The statutorily required warnings for field sobriety tests are solely coercive in nature, because the officer is required only to inform the driver of the adverse consequences of refusing to take the tests. Consequently, suppression of field sobriety test results is not required if the driver voluntarily takes them without first being given the required warnings. State v. Trenary, supra, 114 Or App at 613. In contrast, ORS 813.100(1) requires an officer to inform the driver of rights regarding the breath test. Because that information is of a protective nature, failure to provide it before administering a breath test requires suppression of the test result. State v. Trenary, supra; State v. Creson, supra. Defendant’s voluntary consent to take the breath test and the fact that Nichols gave him an implied consent form after the test are irrelevant. The court erred by denying the motion to suppress.

The state contends that, even if the court erred by admitting the test result, the error was harmless. OEC 103(1). We conclude that defendant was prejudiced, because *664the court later gave instructions to the jury that may have led it to convict defendant solely on the basis of the test result that should have been excluded.

The court instructed the jury:

“[You may find the defendant guilty, if you find that] while driving the vehicle, the defendant either had .08% or more by weight of alcohol in his blood as shown by chemical analysis of his breath or blood, or that he was under the influence of an intoxicating liquor. * * *
“ ‘Under the influence of intoxicating liquor’ means that the person’s physical or mental faculties were adversely affected to a noticeable or perceptible degree.”3

The state presented substantial evidence that defendant was under the influence, and defendant does not contend that the court erred by admitting that evidence.4 However, the jury’s general verdict precludes v. from determining whether it convicted defendant on the basis of the inadmissible breath test result, the admissible other evidence or a combination of both.

The court’s instruction permitted the jury to convict defendant solely on the basis of a test result that should have been suppressed.
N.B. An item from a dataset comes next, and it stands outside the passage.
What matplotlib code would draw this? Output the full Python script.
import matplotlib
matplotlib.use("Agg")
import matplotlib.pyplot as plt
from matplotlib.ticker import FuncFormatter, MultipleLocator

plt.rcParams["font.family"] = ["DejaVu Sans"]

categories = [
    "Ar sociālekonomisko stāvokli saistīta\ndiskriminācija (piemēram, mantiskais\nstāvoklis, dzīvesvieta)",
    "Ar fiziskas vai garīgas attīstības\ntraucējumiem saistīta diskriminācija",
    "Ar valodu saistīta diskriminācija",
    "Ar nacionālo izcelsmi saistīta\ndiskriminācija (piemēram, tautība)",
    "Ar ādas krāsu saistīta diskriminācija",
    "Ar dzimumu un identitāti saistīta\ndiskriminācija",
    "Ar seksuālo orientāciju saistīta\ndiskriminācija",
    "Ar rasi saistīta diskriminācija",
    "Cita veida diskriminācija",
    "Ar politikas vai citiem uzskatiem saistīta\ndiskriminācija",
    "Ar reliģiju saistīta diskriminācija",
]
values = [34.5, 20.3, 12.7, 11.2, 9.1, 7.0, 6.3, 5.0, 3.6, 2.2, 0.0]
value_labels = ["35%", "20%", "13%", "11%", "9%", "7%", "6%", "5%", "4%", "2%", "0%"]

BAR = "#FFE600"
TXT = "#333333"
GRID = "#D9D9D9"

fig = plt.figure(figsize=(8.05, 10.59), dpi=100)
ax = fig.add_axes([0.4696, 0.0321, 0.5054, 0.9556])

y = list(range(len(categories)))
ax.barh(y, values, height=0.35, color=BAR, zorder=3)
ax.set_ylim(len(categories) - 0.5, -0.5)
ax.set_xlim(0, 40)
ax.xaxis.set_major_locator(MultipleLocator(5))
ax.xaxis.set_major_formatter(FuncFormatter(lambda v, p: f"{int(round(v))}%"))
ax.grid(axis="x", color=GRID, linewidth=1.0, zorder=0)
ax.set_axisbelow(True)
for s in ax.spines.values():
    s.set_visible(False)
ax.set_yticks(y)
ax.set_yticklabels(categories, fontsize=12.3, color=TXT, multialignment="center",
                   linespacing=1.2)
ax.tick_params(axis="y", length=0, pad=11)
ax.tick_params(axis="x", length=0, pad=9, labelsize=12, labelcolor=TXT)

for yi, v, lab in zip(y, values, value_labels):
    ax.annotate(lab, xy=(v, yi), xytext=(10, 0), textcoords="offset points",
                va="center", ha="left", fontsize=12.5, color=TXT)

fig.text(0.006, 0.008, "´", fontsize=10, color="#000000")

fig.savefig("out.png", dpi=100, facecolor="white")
Because the jury may have relied on the breath test result, we cannot say that there is little likelihood that the error affected the jury’s verdict. Or Const, Art VII (amended), § 3; State v. Walton, 311 Or 223, 330, 809 P2d 81 (1991).
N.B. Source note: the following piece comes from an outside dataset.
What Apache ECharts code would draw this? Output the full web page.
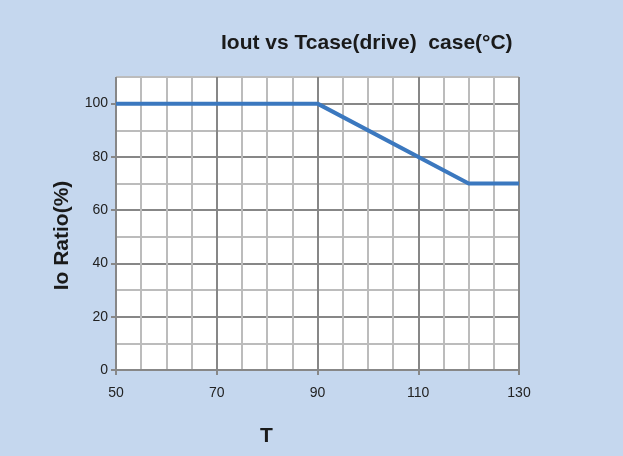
<!DOCTYPE html>
<html>
<head>
<meta charset="utf-8">
<script src="https://cdn.jsdelivr.net/npm/echarts@6/dist/echarts.min.js"></script>
<style>
  html, body { margin: 0; padding: 0; background: #c5d7ee; }
  #chart { width: 623px; height: 456px; }
</style>
</head>
<body>
<div id="chart"></div>
<script>
// derating curve: case temperature vs output current ratio
const tcase = [50, 90, 120, 130];
const ioRatio = [100, 100, 70, 70];
const xTicks = [50, 70, 90, 110, 130];
const yTicks = [0, 20, 40, 60, 80, 100];

const major = '#878787';
const minor = '#bcbcbc';
const nameStyle = { fontSize: 21, fontWeight: 'bold', color: '#1a1a1a' };

const chart = echarts.init(document.getElementById('chart'));

const option = {
  backgroundColor: '#c5d7ee',
  animation: false,
  textStyle: { fontFamily: '"Liberation Sans", Arial, sans-serif' },
  title: {
    text: 'Iout vs Tcase(drive)  case(°C)',
    left: 216,
    top: 28,
    textStyle: nameStyle
  },
  grid: {
    left: 116, right: 104, top: 77, bottom: 86,
    show: true, backgroundColor: '#ffffff', borderWidth: 0
  },
  xAxis: [
    {
      // fine grid, every 5 degrees
      type: 'value', min: 50, max: 130, interval: 5,
      axisLine: { show: false },
      axisTick: { show: false },
      axisLabel: { show: false },
      splitLine: { lineStyle: { color: [major, minor, minor, minor], width: 2 } }
    },
    {
      type: 'value', min: 50, max: 130, position: 'bottom',
      name: 'T',
      nameLocation: 'middle',
      nameGap: 56,
      nameTextStyle: Object.assign({ padding: [0, 102, 0, 0] }, nameStyle),
      axisLine: { lineStyle: { color: major, width: 2 } },
      axisTick: { length: 5, customValues: xTicks, lineStyle: { color: major, width: 2 } },
      axisLabel: { fontSize: 14, color: '#222', margin: 16, customValues: xTicks },
      splitLine: { show: false }
    }
  ],
  yAxis: [
    {
      // fine grid, every 10 %
      type: 'value', min: 0, max: 110, interval: 10,
      axisLine: { show: false },
      axisTick: { show: false },
      axisLabel: { show: false },
      splitLine: { lineStyle: { color: [major, minor], width: 2 } }
    },
    {
      type: 'value', min: 0, max: 110, position: 'left',
      name: 'Io Ratio(%)',
      nameLocation: 'middle',
      nameGap: 43,
      nameTextStyle: Object.assign({ padding: [0, 24, 0, 0] }, nameStyle),
      axisLine: { show: false },
      axisTick: { show: true, length: 5, customValues: yTicks, lineStyle: { color: major, width: 2 } },
      axisLabel: { fontSize: 14, color: '#222', margin: 8, customValues: yTicks },
      splitLine: { show: false }
    }
  ],
  series: [
    {
      type: 'line',
      xAxisIndex: 0,
      yAxisIndex: 0,
      data: tcase.map((t, i) => [t, ioRatio[i]]),
      showSymbol: false,
      lineStyle: { color: '#3b78bf', width: 4 }
    }
  ]
};

chart.setOption(option);
</script>
</body>
</html>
Reversed and remanded for a new trial.

ORS 813.100(1) provides, in part:

“Before the [breath] test is administered the [driver] shall be informed of consequences and rights as described under ORS 813.130.”

Former ORS 487.805(2) provided, in part:

“If a person under arrest for [DUII] refuses the request of a police officer to submit to a chemical test of his breath * * *, and if the person has been informed of the consequences of such refusal * * * [andl of his rights [regarding the test], no test shall be given * * Or Laws 1975, ch 451, § 149.

ORS 813.010(1) provides, in part:

“A person commits the offense of TDUII] if the person drives a vehicle while the person:
“(a) Has .08 percent or more by weight of alcohol in the blood of the person as shown by chemical analysis of the breath or blood * * *; [or]
“(b) Is under the influence of intoxicating liquor or a controlled substancef.]”

Amendments to the remaining subsections of ORS 813.010 became effective on October 1,1992, but they have no relevance to this case. Or Laws 1991, ch 835, §§ 7, 9.

For example, defendant performed very poorly on the field sobriety tests, and he testified that he had consumed five beers and two coffee drinks before the accident. He also testified that he drank three or four ounces of Southern Comfort and a beer chaser after the accident but before the officer arrived.